We Don’t Have To Struggle Anymore

If you have tried a million times to do anything YOU KNOW you need to do but just can’t seem to do, then you have to sit down and think. It’s going to take time, thought, and reflection. Ask yourself questions like:

  1. Why don’t I start? Why do I keep putting this off?
  2. Why have I quit repeatedly—after beginning—in the past?
  3. What do I keep telling myself that makes me justify putting this off?
  4. What do I tell myself each time, just before I quit?
  5. What do I think about others who seem to have been able to do this?
  6. Have I made excuses for myself, or excuses for why others succeed, that are preventing me from accomplishing this, or even beginning?
  7. Have I asked for help and willingly accepted it? (from others, God)
  8. Have I been meek enough to accept the power offered to me by others and God? If not, why?

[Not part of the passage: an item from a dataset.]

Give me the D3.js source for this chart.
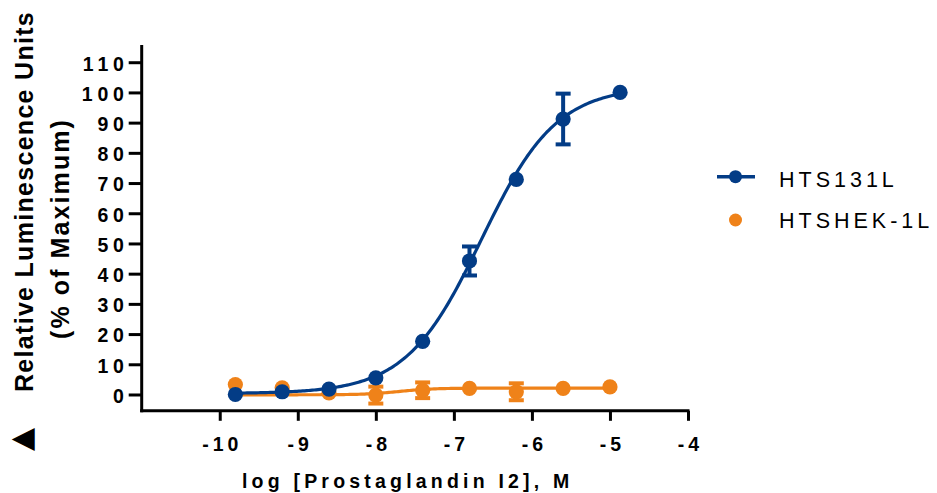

These questions, and others like it, will (if you’re sincere) help you to identify the false doctrines—or lies—that are holding you back from doing the things you need to do but struggle to do. It’s amazing how much more possible something becomes, and how much more positive life becomes, when you remove the barriers of false doctrines and limiting beliefs from in front of you. Truth is power. Truth gives power to act—and to succeed.